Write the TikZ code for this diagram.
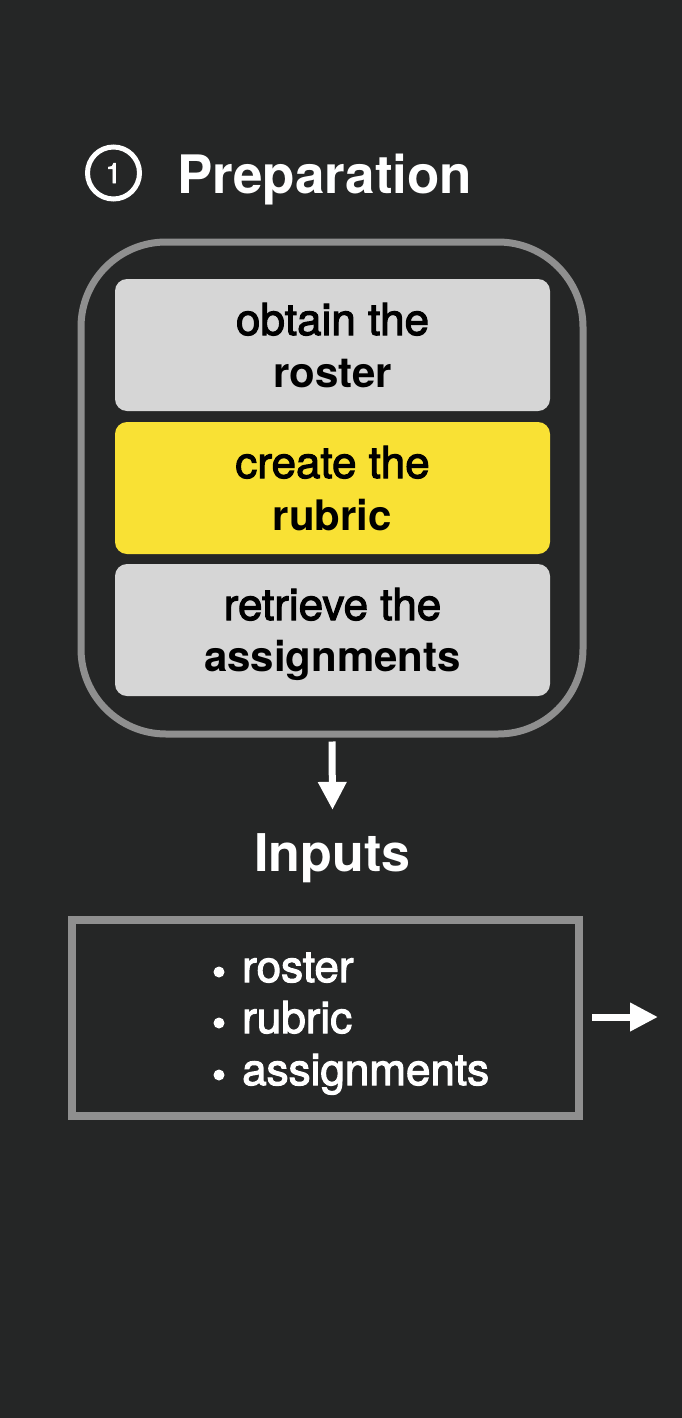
\documentclass[tikz,border=0pt]{standalone}
\usepackage{fontspec}
\setmainfont{TeX Gyre Heros}
\newfontfamily\medfont[FakeBold=2.5]{TeX Gyre Heros}
\usetikzlibrary{arrows.meta}
\definecolor{bg}{RGB}{37,38,38}
\definecolor{frame}{RGB}{143,143,143}
\definecolor{card}{RGB}{214,214,214}
\definecolor{hilite}{RGB}{249,225,52}

\begin{document}
\begin{tikzpicture}[x=1pt,y=-1pt,
  stepcard/.style={draw=none, rounded corners=12pt, minimum width=435pt,
    minimum height=132pt, inner sep=0pt},
  cardtext/.style={anchor=base, text=black, inner sep=0pt,
    font=\fontsize{44}{50}\medfont},
  cardbold/.style={anchor=base, text=black, inner sep=0pt,
    font=\fontsize{42}{50}\selectfont\bfseries},
  listtext/.style={anchor=base west, text=white, inner sep=0pt,
    font=\fontsize{44}{50}\medfont},
  bulletdot/.style={circle, fill=white, minimum size=11pt, inner sep=0pt},
  heading/.style={text=white, inner sep=0pt, font=\fontsize{53}{60}\selectfont\bfseries},
  flow/.style={white, line width=7pt, -{Triangle[width=27pt,length=28pt]}}
]
% canvas
\fill[bg] (0,0) rectangle (682,1418);
\useasboundingbox (0,0) rectangle (682,1418);

% stage number and title
\node[circle, draw=white, line width=5pt, minimum size=52pt, inner sep=0pt] (num) at (113.5,173) {};
\node[anchor=base, text=white, inner sep=0pt, font=\fontsize{28}{30}\medfont] (numtxt) at (113.5,183) {1};
\node[heading, anchor=base west] (title) at (177,193) {Preparation};

% preparation group
\node[draw=frame, line width=7pt, rounded corners=85pt, minimum width=502pt,
  minimum height=492pt, inner sep=0pt] (prep) at (332,488) {};

\node[stepcard, fill=card]   (roster)  at (332.5,345) {};
\node[stepcard, fill=hilite] (rubric)  at (332.5,488) {};
\node[stepcard, fill=card]   (assign)  at (332.5,630) {};

\node[cardtext] (rosterA) at (332.5,335) {obtain the};
\node[cardbold] (rosterB) at (332.5,387) {roster};
\node[cardtext] (rubricA) at (332.5,478) {create the};
\node[cardbold] (rubricB) at (332.5,530) {rubric};
\node[cardtext] (assignA) at (332.5,620) {retrieve the};
\node[cardbold] (assignB) at (332.5,671) {assignments};

% inputs
\node[heading, anchor=base, font=\fontsize{52}{60}\selectfont\bfseries] (inputs) at (332.5,871) {Inputs};
\draw[flow] ([yshift=-4pt]prep.south) -- ([yshift=23pt]inputs.north);

\node[draw=frame, line width=8pt, minimum width=507pt, minimum height=196pt,
  inner sep=0pt] (inbox) at (325.5,1018) {};

\node[bulletdot] (d1) at (219,972) {};
\node[bulletdot] (d2) at (219,1023) {};
\node[bulletdot] (d3) at (219,1075) {};
\node[listtext] (i1) at (242,982) {roster};
\node[listtext] (i2) at (242,1033) {rubric};
\node[listtext] (i3) at (242,1085) {assignments};

% onward arrow
\coordinate (next) at (658,1017);
\draw[flow] ([xshift=9pt,yshift=1pt]inbox.east) -- (next);
\end{tikzpicture}
\end{document}
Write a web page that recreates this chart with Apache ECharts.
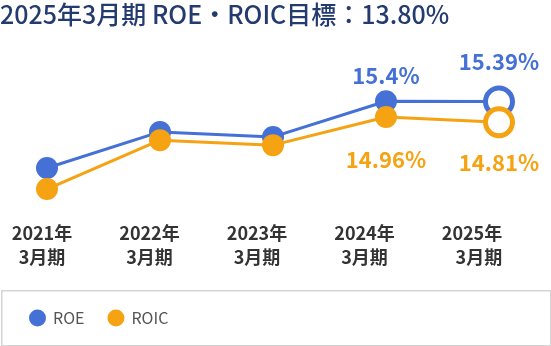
<!DOCTYPE html>
<html><head><meta charset="utf-8">
<script src="https://cdn.jsdelivr.net/npm/echarts@6/dist/echarts.min.js"></script>
<style>html,body{margin:0;padding:0;background:#fff}#c{width:551px;height:346px}</style>
</head><body><div id="c"></div>
<script>
var titleText = '2025年3月期 ROE・ROIC目標：13.80%';
var categories = ['2021年\n3月期', '2022年\n3月期', '2023年\n3月期', '2024年\n3月期', '2025年\n3月期'];
var roeValues = [13.53, 14.54, 14.40, 15.4, 15.39];
var roicValues = [12.94, 14.31, 14.17, 14.96, 14.81];
var labeledIdx = [3, 4];
var seriesNames = ['ROE', 'ROIC'];
var blue = '#4570d5', orange = '#f5a213';
var FONT = '"Noto Sans CJK JP","Noto Sans",sans-serif';

function buildData(vals, color, pos, dists) {
  return vals.map(function (v, i) {
    var last = i === vals.length - 1;
    var item = { value: v };
    if (last) {
      item.symbolSize = 27;
      item.itemStyle = { color: '#fff', borderColor: color, borderWidth: 5 };
    }
    var li = labeledIdx.indexOf(i);
    if (li >= 0) {
      item.label = {
        show: true, position: pos, distance: dists[li],
        color: color, fontSize: 22, fontWeight: 'bold', lineHeight: 22,
        fontFamily: FONT,
        formatter: function (p) { return p.value + '%'; }
      };
    }
    return item;
  });
}

var chart = echarts.init(document.getElementById('c'), null, { renderer: 'canvas' });
chart.setOption({
  animation: false,
  title: {
    text: titleText, left: 0, top: 0, padding: 0,
    textStyle: { color: '#233b6e', fontSize: 25, fontWeight: 500, fontFamily: FONT, lineHeight: 28 }
  },
  legend: {
    data: seriesNames, left: 29, top: 309.5, padding: 0, icon: 'circle',
    itemWidth: 17, itemHeight: 17, itemGap: 23,
    textStyle: { color: '#555', fontSize: 16, fontFamily: FONT, padding: [0, 0, 0, 2] }
  },
  graphic: [{
    type: 'rect', left: 1, top: 290, z: -1,
    shape: { width: 549, height: 55 },
    style: { fill: 'transparent', stroke: '#d4d4d4', lineWidth: 1.5 }
  }],
  grid: [
    { left: 47, right: 52, top: 79.8, bottom: 130.5 },
    { left: 42, right: 79, top: 100, bottom: 127 }
  ],
  xAxis: [
    { type: 'category', gridIndex: 0, data: categories, boundaryGap: false,
      axisLine: { show: false }, axisTick: { show: false }, axisLabel: { show: false }, splitLine: { show: false } },
    { type: 'category', gridIndex: 1, data: categories, boundaryGap: false,
      axisLine: { show: false }, axisTick: { show: false }, splitLine: { show: false },
      axisLabel: {
        interval: 0, hideOverlap: false,
        margin: 2, color: '#333', fontSize: 18, fontWeight: 'bold', lineHeight: 24, fontFamily: FONT,
        formatter: function (v, i) {
          var parts = v.split('\n');
          if (i === categories.length - 1) return '{r|' + parts[0] + '}\n{r|' + parts[1] + '}';
          return v;
        },
        rich: { r: { align: 'right', color: '#333', fontSize: 18, fontWeight: 'bold', lineHeight: 24, fontFamily: FONT } }
      } }
  ],
  yAxis: [
    { type: 'value', gridIndex: 0, min: 12.2, max: 16, show: false, splitLine: { show: false } },
    { type: 'value', gridIndex: 1, show: false, splitLine: { show: false } }
  ],
  series: [
    { name: 'ROE', type: 'line', xAxisIndex: 0, yAxisIndex: 0, color: blue,
      symbol: 'circle', symbolSize: 22, lineStyle: { width: 3, color: blue },
      itemStyle: { color: blue }, data: buildData(roeValues, blue, 'top', [4, 13]) },
    { name: 'ROIC', type: 'line', xAxisIndex: 0, yAxisIndex: 0, color: orange,
      symbol: 'circle', symbolSize: 22, lineStyle: { width: 3, color: orange },
      itemStyle: { color: orange }, data: buildData(roicValues, orange, 'bottom', [21, 13]) }
  ]
});
</script></body></html>
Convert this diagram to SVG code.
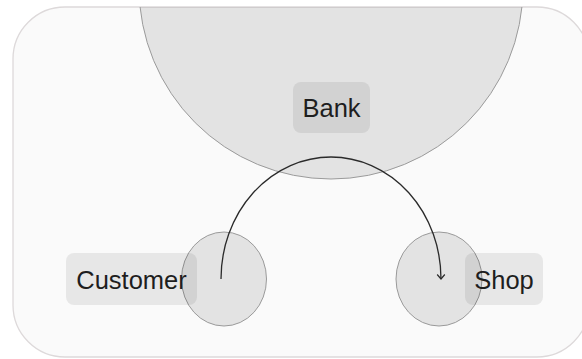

--------------------------------------------------

» Stated task
Copy all the entries word for word. Omit any pictures.

» Exercise solution
Write the TikZ code for this diagram.
\documentclass[tikz,border=0pt]{standalone}
\usepackage{fontspec}
\setmainfont{TeX Gyre Heros}
\newfontfamily\medfont[FakeBold=2.5]{TeX Gyre Heros}
\usetikzlibrary{arrows.meta}
\definecolor{bg}{RGB}{37,38,38}
\definecolor{frame}{RGB}{143,143,143}
\definecolor{card}{RGB}{214,214,214}
\definecolor{hilite}{RGB}{249,225,52}

\begin{document}
\begin{tikzpicture}[x=1pt,y=-1pt,
  stepcard/.style={draw=none, rounded corners=12pt, minimum width=435pt,
    minimum height=132pt, inner sep=0pt},
  cardtext/.style={anchor=base, text=black, inner sep=0pt,
    font=\fontsize{44}{50}\medfont},
  cardbold/.style={anchor=base, text=black, inner sep=0pt,
    font=\fontsize{42}{50}\selectfont\bfseries},
  listtext/.style={anchor=base west, text=white, inner sep=0pt,
    font=\fontsize{44}{50}\medfont},
  bulletdot/.style={circle, fill=white, minimum size=11pt, inner sep=0pt},
  heading/.style={text=white, inner sep=0pt, font=\fontsize{53}{60}\selectfont\bfseries},
  flow/.style={white, line width=7pt, -{Triangle[width=27pt,length=28pt]}}
]
% canvas
\fill[bg] (0,0) rectangle (682,1418);
\useasboundingbox (0,0) rectangle (682,1418);

% stage number and title
\node[circle, draw=white, line width=5pt, minimum size=52pt, inner sep=0pt] (num) at (113.5,173) {};
\node[anchor=base, text=white, inner sep=0pt, font=\fontsize{28}{30}\medfont] (numtxt) at (113.5,183) {1};
\node[heading, anchor=base west] (title) at (177,193) {Preparation};

% preparation group
\node[draw=frame, line width=7pt, rounded corners=85pt, minimum width=502pt,
  minimum height=492pt, inner sep=0pt] (prep) at (332,488) {};

\node[stepcard, fill=card]   (roster)  at (332.5,345) {};
\node[stepcard, fill=hilite] (rubric)  at (332.5,488) {};
\node[stepcard, fill=card]   (assign)  at (332.5,630) {};

\node[cardtext] (rosterA) at (332.5,335) {obtain the};
\node[cardbold] (rosterB) at (332.5,387) {roster};
\node[cardtext] (rubricA) at (332.5,478) {create the};
\node[cardbold] (rubricB) at (332.5,530) {rubric};
\node[cardtext] (assignA) at (332.5,620) {retrieve the};
\node[cardbold] (assignB) at (332.5,671) {assignments};

% inputs
\node[heading, anchor=base, font=\fontsize{52}{60}\selectfont\bfseries] (inputs) at (332.5,871) {Inputs};
\draw[flow] ([yshift=-4pt]prep.south) -- ([yshift=23pt]inputs.north);

\node[draw=frame, line width=8pt, minimum width=507pt, minimum height=196pt,
  inner sep=0pt] (inbox) at (325.5,1018) {};

\node[bulletdot] (d1) at (219,972) {};
\node[bulletdot] (d2) at (219,1023) {};
\node[bulletdot] (d3) at (219,1075) {};
\node[listtext] (i1) at (242,982) {roster};
\node[listtext] (i2) at (242,1033) {rubric};
\node[listtext] (i3) at (242,1085) {assignments};

% onward arrow
\coordinate (next) at (658,1017);
\draw[flow] ([xshift=9pt,yshift=1pt]inbox.east) -- (next);
\end{tikzpicture}
\end{document}
Write a web page that recreates this chart with Apache ECharts.
<!DOCTYPE html>
<html><head><meta charset="utf-8">
<script src="https://cdn.jsdelivr.net/npm/echarts@6/dist/echarts.min.js"></script>
<style>html,body{margin:0;padding:0;background:#fff}#c{width:551px;height:346px}</style>
</head><body><div id="c"></div>
<script>
var titleText = '2025年3月期 ROE・ROIC目標：13.80%';
var categories = ['2021年\n3月期', '2022年\n3月期', '2023年\n3月期', '2024年\n3月期', '2025年\n3月期'];
var roeValues = [13.53, 14.54, 14.40, 15.4, 15.39];
var roicValues = [12.94, 14.31, 14.17, 14.96, 14.81];
var labeledIdx = [3, 4];
var seriesNames = ['ROE', 'ROIC'];
var blue = '#4570d5', orange = '#f5a213';
var FONT = '"Noto Sans CJK JP","Noto Sans",sans-serif';

function buildData(vals, color, pos, dists) {
  return vals.map(function (v, i) {
    var last = i === vals.length - 1;
    var item = { value: v };
    if (last) {
      item.symbolSize = 27;
      item.itemStyle = { color: '#fff', borderColor: color, borderWidth: 5 };
    }
    var li = labeledIdx.indexOf(i);
    if (li >= 0) {
      item.label = {
        show: true, position: pos, distance: dists[li],
        color: color, fontSize: 22, fontWeight: 'bold', lineHeight: 22,
        fontFamily: FONT,
        formatter: function (p) { return p.value + '%'; }
      };
    }
    return item;
  });
}

var chart = echarts.init(document.getElementById('c'), null, { renderer: 'canvas' });
chart.setOption({
  animation: false,
  title: {
    text: titleText, left: 0, top: 0, padding: 0,
    textStyle: { color: '#233b6e', fontSize: 25, fontWeight: 500, fontFamily: FONT, lineHeight: 28 }
  },
  legend: {
    data: seriesNames, left: 29, top: 309.5, padding: 0, icon: 'circle',
    itemWidth: 17, itemHeight: 17, itemGap: 23,
    textStyle: { color: '#555', fontSize: 16, fontFamily: FONT, padding: [0, 0, 0, 2] }
  },
  graphic: [{
    type: 'rect', left: 1, top: 290, z: -1,
    shape: { width: 549, height: 55 },
    style: { fill: 'transparent', stroke: '#d4d4d4', lineWidth: 1.5 }
  }],
  grid: [
    { left: 47, right: 52, top: 79.8, bottom: 130.5 },
    { left: 42, right: 79, top: 100, bottom: 127 }
  ],
  xAxis: [
    { type: 'category', gridIndex: 0, data: categories, boundaryGap: false,
      axisLine: { show: false }, axisTick: { show: false }, axisLabel: { show: false }, splitLine: { show: false } },
    { type: 'category', gridIndex: 1, data: categories, boundaryGap: false,
      axisLine: { show: false }, axisTick: { show: false }, splitLine: { show: false },
      axisLabel: {
        interval: 0, hideOverlap: false,
        margin: 2, color: '#333', fontSize: 18, fontWeight: 'bold', lineHeight: 24, fontFamily: FONT,
        formatter: function (v, i) {
          var parts = v.split('\n');
          if (i === categories.length - 1) return '{r|' + parts[0] + '}\n{r|' + parts[1] + '}';
          return v;
        },
        rich: { r: { align: 'right', color: '#333', fontSize: 18, fontWeight: 'bold', lineHeight: 24, fontFamily: FONT } }
      } }
  ],
  yAxis: [
    { type: 'value', gridIndex: 0, min: 12.2, max: 16, show: false, splitLine: { show: false } },
    { type: 'value', gridIndex: 1, show: false, splitLine: { show: false } }
  ],
  series: [
    { name: 'ROE', type: 'line', xAxisIndex: 0, yAxisIndex: 0, color: blue,
      symbol: 'circle', symbolSize: 22, lineStyle: { width: 3, color: blue },
      itemStyle: { color: blue }, data: buildData(roeValues, blue, 'top', [4, 13]) },
    { name: 'ROIC', type: 'line', xAxisIndex: 0, yAxisIndex: 0, color: orange,
      symbol: 'circle', symbolSize: 22, lineStyle: { width: 3, color: orange },
      itemStyle: { color: orange }, data: buildData(roicValues, orange, 'bottom', [21, 13]) }
  ]
});
</script></body></html>
Convert this diagram to SVG code.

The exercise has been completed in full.